=== REQUEST ===
Copy each line that contains the word "drawn".

=== DATA PROVIDED ===
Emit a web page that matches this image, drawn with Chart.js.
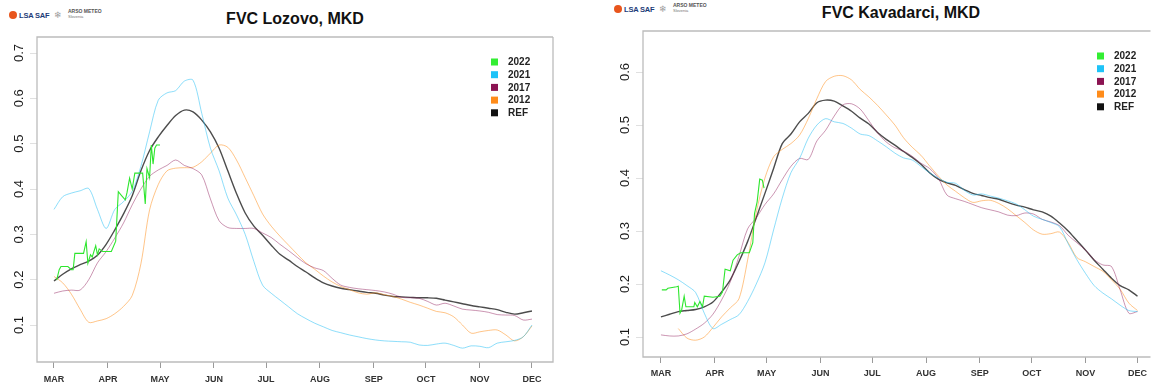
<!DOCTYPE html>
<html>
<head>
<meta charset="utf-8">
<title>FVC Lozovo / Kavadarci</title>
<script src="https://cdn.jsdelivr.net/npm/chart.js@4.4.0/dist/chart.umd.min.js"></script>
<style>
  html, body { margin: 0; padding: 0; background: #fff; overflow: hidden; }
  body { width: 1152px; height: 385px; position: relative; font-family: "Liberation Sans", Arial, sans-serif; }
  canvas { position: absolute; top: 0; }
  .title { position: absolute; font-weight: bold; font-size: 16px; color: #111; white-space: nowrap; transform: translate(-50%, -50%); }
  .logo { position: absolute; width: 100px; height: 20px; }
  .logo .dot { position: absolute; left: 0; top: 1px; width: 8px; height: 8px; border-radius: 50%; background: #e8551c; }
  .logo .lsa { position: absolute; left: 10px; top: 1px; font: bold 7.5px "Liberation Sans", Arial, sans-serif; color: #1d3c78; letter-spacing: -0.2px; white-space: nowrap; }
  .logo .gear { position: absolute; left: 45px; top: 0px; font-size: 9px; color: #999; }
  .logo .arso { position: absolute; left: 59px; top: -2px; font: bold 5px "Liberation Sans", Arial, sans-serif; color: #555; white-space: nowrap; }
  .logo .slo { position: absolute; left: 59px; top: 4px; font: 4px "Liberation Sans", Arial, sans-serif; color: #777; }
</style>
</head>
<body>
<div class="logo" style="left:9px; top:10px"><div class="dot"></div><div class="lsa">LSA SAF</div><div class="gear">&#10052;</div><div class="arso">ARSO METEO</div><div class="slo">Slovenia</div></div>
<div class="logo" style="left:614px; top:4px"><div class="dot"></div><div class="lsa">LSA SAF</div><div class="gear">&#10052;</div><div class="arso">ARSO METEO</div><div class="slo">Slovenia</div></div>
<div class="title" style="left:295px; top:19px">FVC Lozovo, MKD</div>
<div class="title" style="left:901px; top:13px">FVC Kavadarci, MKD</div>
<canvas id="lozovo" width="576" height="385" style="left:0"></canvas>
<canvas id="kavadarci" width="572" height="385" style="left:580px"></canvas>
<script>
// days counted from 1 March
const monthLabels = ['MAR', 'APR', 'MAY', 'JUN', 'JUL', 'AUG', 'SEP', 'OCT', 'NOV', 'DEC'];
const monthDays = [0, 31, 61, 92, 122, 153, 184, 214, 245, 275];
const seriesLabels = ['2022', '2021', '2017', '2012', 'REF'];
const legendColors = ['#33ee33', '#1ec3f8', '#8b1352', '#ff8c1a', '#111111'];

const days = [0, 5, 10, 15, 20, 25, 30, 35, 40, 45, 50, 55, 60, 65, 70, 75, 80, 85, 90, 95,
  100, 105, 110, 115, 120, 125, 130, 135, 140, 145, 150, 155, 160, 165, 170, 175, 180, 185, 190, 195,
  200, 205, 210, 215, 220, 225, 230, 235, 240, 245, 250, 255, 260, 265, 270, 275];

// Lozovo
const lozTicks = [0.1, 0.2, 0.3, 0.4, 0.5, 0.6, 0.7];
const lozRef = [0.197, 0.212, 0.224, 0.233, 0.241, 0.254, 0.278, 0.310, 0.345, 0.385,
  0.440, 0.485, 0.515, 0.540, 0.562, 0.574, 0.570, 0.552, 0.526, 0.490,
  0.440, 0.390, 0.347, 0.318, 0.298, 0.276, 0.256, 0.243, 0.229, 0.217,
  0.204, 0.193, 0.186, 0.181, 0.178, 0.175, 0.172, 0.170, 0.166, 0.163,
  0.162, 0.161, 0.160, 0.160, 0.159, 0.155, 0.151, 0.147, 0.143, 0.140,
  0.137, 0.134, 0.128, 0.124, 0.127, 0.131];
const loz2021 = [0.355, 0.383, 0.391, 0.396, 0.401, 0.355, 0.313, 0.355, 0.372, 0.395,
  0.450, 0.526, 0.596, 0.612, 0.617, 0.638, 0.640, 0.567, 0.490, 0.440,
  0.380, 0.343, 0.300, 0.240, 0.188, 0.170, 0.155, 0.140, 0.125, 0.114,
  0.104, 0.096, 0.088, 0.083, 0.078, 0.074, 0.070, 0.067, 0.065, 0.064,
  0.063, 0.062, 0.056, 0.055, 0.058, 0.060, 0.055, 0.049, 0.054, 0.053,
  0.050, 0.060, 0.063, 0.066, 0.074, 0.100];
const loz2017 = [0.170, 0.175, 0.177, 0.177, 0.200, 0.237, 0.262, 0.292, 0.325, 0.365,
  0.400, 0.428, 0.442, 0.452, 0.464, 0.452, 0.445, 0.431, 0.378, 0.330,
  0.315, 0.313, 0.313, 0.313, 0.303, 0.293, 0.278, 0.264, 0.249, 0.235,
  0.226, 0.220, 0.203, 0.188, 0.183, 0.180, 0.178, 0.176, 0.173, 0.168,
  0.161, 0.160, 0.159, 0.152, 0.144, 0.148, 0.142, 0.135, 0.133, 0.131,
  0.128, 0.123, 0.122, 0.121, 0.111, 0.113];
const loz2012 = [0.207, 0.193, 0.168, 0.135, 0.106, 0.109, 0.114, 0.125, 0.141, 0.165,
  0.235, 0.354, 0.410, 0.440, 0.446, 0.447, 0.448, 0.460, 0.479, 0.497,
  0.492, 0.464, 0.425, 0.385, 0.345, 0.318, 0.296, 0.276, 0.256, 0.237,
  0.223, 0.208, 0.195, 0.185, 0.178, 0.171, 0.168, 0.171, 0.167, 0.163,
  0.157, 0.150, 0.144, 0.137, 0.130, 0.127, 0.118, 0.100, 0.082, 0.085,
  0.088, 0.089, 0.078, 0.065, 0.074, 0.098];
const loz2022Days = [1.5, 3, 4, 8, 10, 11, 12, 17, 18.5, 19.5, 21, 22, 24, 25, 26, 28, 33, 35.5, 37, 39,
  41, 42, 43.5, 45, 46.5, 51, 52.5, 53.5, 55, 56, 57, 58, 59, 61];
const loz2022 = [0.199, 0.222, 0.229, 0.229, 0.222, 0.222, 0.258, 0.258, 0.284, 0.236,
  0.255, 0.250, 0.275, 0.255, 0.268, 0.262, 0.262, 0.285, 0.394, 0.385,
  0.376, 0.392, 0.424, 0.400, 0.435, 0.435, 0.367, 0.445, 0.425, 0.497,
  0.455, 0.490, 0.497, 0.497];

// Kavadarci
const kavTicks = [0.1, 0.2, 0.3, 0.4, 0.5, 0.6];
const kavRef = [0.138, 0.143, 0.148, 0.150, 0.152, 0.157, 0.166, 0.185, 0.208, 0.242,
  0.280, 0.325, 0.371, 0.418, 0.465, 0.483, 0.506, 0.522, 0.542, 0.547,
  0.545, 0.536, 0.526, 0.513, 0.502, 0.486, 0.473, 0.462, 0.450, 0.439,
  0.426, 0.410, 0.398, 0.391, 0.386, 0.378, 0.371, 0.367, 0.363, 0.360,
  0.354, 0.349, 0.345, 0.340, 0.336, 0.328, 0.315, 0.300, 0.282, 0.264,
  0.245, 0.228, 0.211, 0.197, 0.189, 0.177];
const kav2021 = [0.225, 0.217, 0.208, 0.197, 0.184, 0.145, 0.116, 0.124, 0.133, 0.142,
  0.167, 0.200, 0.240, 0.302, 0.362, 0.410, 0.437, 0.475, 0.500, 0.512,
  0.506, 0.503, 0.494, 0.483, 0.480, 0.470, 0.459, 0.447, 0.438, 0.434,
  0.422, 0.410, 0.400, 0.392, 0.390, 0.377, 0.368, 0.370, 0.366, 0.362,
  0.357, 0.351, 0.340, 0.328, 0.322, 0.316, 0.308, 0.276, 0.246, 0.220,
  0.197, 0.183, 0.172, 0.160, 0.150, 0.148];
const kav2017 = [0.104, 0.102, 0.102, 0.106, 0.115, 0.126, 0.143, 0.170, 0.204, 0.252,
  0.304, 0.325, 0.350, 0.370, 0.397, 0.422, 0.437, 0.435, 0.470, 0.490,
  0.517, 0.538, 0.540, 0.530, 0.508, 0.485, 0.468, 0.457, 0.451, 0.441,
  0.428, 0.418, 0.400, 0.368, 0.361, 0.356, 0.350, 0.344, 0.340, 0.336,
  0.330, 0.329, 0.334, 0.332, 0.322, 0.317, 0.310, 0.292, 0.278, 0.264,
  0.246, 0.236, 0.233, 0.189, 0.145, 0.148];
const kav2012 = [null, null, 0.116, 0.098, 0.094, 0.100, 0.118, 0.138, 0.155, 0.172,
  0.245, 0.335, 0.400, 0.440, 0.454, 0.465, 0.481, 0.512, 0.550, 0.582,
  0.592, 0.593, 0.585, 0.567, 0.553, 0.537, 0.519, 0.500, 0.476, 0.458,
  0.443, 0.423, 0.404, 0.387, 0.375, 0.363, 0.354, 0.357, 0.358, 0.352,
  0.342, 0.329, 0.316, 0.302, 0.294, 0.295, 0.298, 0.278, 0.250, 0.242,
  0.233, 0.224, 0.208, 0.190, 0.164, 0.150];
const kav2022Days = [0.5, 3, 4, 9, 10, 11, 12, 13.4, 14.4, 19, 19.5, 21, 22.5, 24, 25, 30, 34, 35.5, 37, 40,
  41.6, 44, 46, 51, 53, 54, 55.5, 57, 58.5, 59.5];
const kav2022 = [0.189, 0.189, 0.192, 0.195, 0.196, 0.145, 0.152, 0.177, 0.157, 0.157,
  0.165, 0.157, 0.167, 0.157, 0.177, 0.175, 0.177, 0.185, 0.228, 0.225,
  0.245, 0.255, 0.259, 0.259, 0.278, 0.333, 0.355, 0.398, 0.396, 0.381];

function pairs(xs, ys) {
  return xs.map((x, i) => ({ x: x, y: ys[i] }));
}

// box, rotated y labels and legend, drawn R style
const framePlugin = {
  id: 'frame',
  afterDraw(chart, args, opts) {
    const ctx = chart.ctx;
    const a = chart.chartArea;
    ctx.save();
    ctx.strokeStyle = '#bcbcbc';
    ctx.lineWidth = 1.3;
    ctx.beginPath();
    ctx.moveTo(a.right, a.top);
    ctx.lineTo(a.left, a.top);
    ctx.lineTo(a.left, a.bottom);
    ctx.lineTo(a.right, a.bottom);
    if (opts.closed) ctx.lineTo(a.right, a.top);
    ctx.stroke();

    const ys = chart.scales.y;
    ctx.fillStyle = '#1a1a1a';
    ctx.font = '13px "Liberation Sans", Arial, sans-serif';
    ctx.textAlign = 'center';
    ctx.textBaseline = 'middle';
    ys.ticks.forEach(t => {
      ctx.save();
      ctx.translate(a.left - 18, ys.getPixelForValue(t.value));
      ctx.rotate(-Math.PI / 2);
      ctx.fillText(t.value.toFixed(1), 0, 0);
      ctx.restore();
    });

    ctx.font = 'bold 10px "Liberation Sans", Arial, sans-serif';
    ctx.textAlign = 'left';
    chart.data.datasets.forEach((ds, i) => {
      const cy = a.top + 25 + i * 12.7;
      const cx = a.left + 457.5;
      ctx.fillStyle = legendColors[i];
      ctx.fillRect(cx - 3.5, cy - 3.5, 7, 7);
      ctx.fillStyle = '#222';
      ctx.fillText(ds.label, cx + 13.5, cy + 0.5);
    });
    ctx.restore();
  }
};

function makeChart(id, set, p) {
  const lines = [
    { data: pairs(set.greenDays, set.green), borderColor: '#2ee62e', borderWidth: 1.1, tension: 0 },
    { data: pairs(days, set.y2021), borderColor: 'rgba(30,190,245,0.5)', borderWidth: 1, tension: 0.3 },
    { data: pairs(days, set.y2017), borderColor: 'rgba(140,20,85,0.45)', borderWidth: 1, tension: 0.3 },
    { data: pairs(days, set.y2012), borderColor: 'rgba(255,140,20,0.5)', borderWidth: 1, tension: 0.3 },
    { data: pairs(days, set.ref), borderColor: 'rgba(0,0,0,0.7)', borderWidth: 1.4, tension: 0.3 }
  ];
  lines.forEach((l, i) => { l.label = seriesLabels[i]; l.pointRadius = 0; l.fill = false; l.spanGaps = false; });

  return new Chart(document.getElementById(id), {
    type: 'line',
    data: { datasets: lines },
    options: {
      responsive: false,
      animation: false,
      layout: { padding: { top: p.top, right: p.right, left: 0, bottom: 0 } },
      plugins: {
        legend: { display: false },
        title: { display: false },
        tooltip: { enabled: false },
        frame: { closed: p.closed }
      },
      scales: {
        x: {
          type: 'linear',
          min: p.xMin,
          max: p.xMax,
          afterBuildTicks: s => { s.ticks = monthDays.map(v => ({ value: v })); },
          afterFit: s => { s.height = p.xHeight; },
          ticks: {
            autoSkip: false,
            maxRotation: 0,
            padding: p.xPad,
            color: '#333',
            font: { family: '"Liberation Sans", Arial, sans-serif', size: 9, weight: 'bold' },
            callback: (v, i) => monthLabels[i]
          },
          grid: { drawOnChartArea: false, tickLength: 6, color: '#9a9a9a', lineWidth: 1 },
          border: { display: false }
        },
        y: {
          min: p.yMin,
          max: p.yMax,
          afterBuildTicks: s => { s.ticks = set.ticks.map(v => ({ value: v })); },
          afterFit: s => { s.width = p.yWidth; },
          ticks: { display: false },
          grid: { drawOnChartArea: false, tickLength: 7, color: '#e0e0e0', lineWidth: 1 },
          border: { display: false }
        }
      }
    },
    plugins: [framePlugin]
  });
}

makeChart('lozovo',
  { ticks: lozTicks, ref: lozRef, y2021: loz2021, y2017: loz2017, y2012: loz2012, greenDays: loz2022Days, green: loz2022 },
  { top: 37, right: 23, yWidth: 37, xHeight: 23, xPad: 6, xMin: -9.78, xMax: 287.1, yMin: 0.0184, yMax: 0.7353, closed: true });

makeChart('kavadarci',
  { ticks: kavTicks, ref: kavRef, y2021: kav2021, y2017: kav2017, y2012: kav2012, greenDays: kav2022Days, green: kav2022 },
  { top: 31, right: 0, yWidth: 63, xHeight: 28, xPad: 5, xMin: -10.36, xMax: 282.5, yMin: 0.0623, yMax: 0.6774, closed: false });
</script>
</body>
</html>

=== TASK SOLUTION ===
Emit a web page that matches this image, drawn with Chart.js.
// box, rotated y labels and legend, drawn R style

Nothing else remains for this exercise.